Available data »
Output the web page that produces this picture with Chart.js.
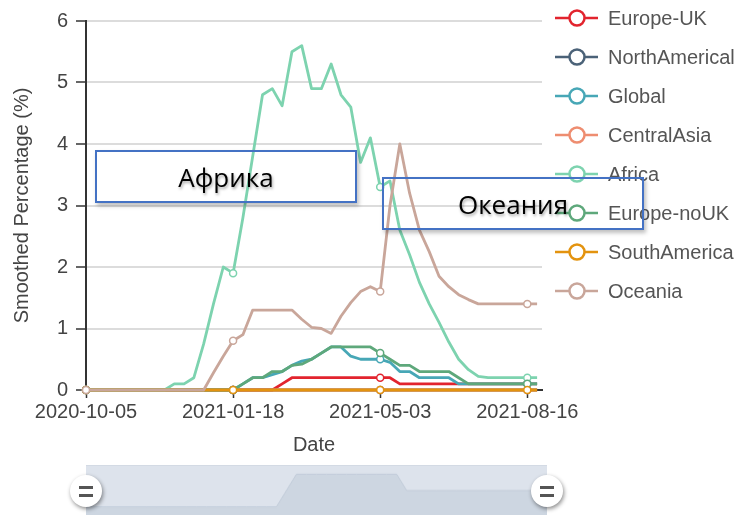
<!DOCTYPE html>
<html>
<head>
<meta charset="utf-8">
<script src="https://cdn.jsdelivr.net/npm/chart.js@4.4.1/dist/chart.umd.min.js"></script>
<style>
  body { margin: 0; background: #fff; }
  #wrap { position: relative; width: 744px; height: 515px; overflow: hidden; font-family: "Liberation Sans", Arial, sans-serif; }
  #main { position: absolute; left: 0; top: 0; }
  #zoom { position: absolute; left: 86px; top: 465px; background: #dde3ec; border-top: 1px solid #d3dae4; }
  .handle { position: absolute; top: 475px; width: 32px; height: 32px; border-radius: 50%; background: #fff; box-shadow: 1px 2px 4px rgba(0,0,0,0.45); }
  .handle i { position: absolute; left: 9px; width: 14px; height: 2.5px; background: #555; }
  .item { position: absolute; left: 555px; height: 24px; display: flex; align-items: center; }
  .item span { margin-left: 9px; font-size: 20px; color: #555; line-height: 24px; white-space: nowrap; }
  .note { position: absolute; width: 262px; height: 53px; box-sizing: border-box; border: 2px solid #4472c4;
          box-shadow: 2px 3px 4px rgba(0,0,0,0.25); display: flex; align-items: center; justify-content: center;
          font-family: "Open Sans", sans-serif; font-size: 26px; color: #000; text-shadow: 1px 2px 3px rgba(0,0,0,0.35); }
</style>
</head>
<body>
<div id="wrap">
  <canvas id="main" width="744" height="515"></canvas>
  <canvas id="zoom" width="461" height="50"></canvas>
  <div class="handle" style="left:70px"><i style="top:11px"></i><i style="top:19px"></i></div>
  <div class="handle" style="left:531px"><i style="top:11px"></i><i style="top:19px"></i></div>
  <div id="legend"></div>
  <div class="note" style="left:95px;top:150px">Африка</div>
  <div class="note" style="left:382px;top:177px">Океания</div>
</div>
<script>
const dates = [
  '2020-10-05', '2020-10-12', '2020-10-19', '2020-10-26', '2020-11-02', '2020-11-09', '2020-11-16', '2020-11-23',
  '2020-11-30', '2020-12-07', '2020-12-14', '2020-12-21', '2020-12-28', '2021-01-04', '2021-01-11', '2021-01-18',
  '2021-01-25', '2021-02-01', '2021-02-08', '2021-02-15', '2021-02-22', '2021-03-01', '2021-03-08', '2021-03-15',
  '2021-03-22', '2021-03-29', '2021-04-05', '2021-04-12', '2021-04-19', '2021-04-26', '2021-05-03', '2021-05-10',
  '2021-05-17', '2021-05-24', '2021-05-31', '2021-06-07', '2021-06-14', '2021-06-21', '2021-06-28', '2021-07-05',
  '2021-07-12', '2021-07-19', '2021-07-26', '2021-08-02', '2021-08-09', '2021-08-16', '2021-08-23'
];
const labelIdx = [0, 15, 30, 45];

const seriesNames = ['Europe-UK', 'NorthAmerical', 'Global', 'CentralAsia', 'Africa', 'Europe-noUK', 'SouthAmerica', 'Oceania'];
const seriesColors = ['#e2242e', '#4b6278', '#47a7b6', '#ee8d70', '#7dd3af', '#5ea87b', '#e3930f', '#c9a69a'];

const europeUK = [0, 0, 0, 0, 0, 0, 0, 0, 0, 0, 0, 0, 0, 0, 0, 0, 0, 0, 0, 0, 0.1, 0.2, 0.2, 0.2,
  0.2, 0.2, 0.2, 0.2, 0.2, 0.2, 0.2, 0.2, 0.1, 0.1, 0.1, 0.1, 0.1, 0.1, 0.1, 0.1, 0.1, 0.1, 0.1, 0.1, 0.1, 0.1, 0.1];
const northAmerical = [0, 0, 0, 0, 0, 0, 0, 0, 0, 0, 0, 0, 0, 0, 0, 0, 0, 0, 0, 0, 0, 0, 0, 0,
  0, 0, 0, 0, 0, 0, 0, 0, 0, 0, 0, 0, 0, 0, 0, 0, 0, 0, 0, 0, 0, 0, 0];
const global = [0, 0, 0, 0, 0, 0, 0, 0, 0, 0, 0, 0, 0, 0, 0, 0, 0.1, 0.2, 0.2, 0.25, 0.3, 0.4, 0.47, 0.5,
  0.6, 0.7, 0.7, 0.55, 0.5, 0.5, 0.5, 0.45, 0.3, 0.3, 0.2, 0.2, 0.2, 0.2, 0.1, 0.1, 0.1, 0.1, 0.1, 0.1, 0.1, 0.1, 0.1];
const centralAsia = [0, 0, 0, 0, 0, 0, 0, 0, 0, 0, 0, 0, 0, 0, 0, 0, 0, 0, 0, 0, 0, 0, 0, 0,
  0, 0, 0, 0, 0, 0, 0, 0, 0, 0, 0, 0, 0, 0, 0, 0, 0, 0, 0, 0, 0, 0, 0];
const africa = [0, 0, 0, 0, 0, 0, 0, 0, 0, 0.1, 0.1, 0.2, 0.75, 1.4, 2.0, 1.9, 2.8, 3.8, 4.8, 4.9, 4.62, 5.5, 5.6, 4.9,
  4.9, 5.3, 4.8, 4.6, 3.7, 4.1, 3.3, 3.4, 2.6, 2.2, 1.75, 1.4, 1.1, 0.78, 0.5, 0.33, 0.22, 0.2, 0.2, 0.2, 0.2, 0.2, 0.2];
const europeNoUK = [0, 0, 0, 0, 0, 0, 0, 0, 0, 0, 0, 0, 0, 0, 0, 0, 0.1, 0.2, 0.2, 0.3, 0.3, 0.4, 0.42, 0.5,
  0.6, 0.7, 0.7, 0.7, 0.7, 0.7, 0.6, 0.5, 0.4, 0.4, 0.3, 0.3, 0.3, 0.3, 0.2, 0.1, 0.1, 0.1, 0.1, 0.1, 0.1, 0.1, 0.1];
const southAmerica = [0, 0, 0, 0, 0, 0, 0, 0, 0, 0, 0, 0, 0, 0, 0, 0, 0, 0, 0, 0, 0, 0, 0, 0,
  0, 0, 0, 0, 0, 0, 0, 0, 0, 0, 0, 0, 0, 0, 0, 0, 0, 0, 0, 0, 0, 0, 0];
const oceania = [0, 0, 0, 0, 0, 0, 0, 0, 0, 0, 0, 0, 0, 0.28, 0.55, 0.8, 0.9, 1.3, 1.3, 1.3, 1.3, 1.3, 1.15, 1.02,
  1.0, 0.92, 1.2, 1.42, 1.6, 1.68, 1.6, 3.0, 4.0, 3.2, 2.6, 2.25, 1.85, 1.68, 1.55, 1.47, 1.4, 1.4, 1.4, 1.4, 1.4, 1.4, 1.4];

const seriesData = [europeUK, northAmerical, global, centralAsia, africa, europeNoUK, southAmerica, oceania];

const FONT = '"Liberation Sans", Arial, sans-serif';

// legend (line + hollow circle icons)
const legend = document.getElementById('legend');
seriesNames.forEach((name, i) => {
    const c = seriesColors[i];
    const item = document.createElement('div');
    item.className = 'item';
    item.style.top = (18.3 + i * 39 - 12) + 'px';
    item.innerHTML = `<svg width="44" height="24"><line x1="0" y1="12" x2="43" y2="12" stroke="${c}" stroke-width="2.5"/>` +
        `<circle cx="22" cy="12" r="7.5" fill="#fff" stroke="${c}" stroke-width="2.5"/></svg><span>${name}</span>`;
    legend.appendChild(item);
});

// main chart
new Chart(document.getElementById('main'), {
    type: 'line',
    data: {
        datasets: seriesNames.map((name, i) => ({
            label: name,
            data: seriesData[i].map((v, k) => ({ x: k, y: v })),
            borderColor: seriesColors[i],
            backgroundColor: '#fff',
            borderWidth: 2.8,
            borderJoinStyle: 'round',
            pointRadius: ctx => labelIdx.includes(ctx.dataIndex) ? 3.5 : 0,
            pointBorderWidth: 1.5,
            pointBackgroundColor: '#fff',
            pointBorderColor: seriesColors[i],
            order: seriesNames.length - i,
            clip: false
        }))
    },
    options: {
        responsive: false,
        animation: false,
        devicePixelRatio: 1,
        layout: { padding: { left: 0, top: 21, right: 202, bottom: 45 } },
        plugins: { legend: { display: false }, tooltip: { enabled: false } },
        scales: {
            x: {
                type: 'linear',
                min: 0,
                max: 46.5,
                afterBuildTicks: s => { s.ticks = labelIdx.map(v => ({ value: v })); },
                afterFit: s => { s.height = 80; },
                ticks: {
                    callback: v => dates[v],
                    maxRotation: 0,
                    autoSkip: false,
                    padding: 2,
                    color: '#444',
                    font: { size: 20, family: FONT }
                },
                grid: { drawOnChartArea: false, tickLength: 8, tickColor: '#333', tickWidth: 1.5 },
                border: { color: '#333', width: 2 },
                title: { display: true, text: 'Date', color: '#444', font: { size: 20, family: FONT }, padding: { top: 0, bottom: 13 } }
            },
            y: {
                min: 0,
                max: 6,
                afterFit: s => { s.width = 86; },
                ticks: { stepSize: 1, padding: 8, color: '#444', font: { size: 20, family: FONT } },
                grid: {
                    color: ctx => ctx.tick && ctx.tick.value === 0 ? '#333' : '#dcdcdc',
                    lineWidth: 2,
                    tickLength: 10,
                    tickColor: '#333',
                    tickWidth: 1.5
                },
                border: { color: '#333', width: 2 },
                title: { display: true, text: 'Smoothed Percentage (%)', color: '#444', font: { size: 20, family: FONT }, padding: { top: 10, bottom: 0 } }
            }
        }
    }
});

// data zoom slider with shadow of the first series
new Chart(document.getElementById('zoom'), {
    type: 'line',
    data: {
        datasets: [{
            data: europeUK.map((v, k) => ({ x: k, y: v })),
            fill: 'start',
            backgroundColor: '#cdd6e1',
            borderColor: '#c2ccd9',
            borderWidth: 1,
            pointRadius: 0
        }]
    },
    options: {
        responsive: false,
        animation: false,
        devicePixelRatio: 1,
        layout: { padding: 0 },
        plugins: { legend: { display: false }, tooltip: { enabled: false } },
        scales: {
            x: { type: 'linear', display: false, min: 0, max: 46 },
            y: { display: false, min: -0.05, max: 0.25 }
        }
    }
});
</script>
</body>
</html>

Problem statement »
Isolate each line of the listing above that includes "with". Copy it.

Result for this task »
Output the web page that produces this picture with Chart.js.
// data zoom slider with shadow of the first series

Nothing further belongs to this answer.